Exercise objective: Copy exactly the lines from the start of the material through the line with "const y1 = margin.top;". Pictures stay out of the copy.

Dataset content:

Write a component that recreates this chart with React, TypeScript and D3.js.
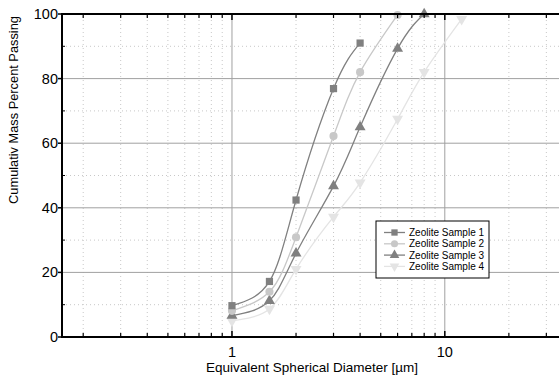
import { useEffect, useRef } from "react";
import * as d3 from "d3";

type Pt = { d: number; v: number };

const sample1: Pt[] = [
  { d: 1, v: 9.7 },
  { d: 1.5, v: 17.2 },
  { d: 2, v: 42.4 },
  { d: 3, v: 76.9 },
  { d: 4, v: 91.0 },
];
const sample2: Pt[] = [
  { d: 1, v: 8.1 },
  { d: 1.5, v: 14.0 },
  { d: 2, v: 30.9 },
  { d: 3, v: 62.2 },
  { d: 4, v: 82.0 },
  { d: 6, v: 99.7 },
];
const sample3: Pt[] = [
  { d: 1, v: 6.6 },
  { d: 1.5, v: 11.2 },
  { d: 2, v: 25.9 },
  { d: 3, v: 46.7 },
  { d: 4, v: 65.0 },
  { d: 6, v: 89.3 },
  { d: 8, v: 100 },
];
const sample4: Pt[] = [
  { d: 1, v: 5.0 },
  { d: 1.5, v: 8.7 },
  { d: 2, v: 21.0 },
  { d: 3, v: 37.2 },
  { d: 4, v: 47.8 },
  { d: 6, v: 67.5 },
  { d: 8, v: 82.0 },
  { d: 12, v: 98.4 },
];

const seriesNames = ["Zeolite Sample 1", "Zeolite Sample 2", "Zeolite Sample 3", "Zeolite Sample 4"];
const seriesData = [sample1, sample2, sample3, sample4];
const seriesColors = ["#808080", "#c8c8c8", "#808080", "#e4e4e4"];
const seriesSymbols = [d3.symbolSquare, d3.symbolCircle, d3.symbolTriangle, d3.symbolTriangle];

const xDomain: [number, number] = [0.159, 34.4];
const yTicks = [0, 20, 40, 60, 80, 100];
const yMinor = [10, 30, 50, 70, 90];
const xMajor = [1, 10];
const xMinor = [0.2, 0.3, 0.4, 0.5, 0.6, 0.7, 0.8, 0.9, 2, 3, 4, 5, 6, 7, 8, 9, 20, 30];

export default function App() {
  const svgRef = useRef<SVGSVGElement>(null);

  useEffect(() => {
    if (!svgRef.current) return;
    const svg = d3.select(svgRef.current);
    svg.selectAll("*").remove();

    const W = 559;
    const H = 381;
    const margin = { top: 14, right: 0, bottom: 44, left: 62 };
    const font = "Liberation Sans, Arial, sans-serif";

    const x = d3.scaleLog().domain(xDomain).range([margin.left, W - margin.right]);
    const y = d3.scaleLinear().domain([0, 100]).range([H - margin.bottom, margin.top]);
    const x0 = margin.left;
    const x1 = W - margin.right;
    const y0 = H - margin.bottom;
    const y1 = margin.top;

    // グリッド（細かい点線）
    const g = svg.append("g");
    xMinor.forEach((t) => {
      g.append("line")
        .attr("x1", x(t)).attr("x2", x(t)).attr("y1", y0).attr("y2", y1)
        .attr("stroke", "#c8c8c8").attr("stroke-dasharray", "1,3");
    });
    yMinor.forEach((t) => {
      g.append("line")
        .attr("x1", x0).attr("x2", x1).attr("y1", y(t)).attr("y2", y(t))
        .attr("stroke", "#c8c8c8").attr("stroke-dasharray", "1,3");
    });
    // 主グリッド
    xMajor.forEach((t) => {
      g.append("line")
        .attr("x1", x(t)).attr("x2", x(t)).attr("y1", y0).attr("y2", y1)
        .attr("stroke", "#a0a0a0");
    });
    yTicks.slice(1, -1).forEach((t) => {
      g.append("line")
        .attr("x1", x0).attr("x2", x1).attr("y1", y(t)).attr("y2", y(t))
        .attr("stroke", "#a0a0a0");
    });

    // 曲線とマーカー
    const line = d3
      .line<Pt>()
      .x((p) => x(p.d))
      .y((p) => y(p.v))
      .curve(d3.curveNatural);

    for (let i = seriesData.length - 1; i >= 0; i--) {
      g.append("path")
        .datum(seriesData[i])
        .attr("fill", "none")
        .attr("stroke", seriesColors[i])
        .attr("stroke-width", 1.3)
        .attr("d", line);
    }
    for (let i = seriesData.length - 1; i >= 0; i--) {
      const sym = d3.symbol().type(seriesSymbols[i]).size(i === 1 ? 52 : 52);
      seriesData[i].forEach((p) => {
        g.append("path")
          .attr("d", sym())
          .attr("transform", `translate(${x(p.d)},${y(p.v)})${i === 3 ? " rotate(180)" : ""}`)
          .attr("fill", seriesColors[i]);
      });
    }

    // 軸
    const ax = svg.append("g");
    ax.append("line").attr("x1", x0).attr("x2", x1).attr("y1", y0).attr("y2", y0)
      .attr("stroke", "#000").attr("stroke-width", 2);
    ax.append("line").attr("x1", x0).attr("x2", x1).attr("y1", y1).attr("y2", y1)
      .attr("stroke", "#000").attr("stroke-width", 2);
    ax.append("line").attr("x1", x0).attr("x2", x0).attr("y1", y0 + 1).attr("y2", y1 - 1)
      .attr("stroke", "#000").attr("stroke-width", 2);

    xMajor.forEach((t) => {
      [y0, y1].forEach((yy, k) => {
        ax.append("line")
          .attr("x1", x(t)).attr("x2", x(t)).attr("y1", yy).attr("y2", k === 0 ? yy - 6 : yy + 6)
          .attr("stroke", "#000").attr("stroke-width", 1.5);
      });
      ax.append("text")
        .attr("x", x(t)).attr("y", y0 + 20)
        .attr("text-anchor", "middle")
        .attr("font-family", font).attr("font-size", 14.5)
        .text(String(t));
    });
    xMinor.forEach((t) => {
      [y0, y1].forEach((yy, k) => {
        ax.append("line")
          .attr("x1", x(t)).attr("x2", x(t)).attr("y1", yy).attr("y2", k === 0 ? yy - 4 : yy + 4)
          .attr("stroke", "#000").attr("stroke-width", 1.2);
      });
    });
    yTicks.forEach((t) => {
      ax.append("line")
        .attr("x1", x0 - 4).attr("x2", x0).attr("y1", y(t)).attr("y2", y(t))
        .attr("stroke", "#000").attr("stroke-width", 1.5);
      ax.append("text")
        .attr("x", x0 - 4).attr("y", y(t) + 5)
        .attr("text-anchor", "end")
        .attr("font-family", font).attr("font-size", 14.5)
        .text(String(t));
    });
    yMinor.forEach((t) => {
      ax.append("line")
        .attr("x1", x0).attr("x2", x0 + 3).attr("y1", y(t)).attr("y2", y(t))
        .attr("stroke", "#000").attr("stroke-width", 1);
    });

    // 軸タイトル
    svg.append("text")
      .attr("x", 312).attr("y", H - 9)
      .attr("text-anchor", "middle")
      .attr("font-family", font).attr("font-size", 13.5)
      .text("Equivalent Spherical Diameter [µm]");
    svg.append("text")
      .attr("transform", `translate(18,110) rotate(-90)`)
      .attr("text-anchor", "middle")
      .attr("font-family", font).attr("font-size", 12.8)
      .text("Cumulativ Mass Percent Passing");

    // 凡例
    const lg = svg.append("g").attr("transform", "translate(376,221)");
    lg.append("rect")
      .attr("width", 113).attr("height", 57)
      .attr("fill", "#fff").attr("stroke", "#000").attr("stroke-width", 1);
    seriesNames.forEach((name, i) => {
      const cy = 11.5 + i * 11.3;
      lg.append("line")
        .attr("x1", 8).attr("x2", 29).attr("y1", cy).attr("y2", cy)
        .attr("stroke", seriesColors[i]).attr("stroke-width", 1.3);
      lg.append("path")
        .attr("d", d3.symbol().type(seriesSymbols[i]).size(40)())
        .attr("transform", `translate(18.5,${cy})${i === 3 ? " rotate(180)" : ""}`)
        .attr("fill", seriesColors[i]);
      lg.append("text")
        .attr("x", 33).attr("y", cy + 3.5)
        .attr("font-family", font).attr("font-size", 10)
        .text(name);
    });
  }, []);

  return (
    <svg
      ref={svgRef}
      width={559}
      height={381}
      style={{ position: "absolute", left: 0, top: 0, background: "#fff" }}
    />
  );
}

Written response:
Write a component that recreates this chart with React, TypeScript and D3.js.
import { useEffect, useRef } from "react";
import * as d3 from "d3";

type Pt = { d: number; v: number };

const sample1: Pt[] = [
  { d: 1, v: 9.7 },
  { d: 1.5, v: 17.2 },
  { d: 2, v: 42.4 },
  { d: 3, v: 76.9 },
  { d: 4, v: 91.0 },
];
const sample2: Pt[] = [
  { d: 1, v: 8.1 },
  { d: 1.5, v: 14.0 },
  { d: 2, v: 30.9 },
  { d: 3, v: 62.2 },
  { d: 4, v: 82.0 },
  { d: 6, v: 99.7 },
];
const sample3: Pt[] = [
  { d: 1, v: 6.6 },
  { d: 1.5, v: 11.2 },
  { d: 2, v: 25.9 },
  { d: 3, v: 46.7 },
  { d: 4, v: 65.0 },
  { d: 6, v: 89.3 },
  { d: 8, v: 100 },
];
const sample4: Pt[] = [
  { d: 1, v: 5.0 },
  { d: 1.5, v: 8.7 },
  { d: 2, v: 21.0 },
  { d: 3, v: 37.2 },
  { d: 4, v: 47.8 },
  { d: 6, v: 67.5 },
  { d: 8, v: 82.0 },
  { d: 12, v: 98.4 },
];

const seriesNames = ["Zeolite Sample 1", "Zeolite Sample 2", "Zeolite Sample 3", "Zeolite Sample 4"];
const seriesData = [sample1, sample2, sample3, sample4];
const seriesColors = ["#808080", "#c8c8c8", "#808080", "#e4e4e4"];
const seriesSymbols = [d3.symbolSquare, d3.symbolCircle, d3.symbolTriangle, d3.symbolTriangle];

const xDomain: [number, number] = [0.159, 34.4];
const yTicks = [0, 20, 40, 60, 80, 100];
const yMinor = [10, 30, 50, 70, 90];
const xMajor = [1, 10];
const xMinor = [0.2, 0.3, 0.4, 0.5, 0.6, 0.7, 0.8, 0.9, 2, 3, 4, 5, 6, 7, 8, 9, 20, 30];

export default function App() {
  const svgRef = useRef<SVGSVGElement>(null);

  useEffect(() => {
    if (!svgRef.current) return;
    const svg = d3.select(svgRef.current);
    svg.selectAll("*").remove();

    const W = 559;
    const H = 381;
    const margin = { top: 14, right: 0, bottom: 44, left: 62 };
    const font = "Liberation Sans, Arial, sans-serif";

    const x = d3.scaleLog().domain(xDomain).range([margin.left, W - margin.right]);
    const y = d3.scaleLinear().domain([0, 100]).range([H - margin.bottom, margin.top]);
    const x0 = margin.left;
    const x1 = W - margin.right;
    const y0 = H - margin.bottom;
    const y1 = margin.top;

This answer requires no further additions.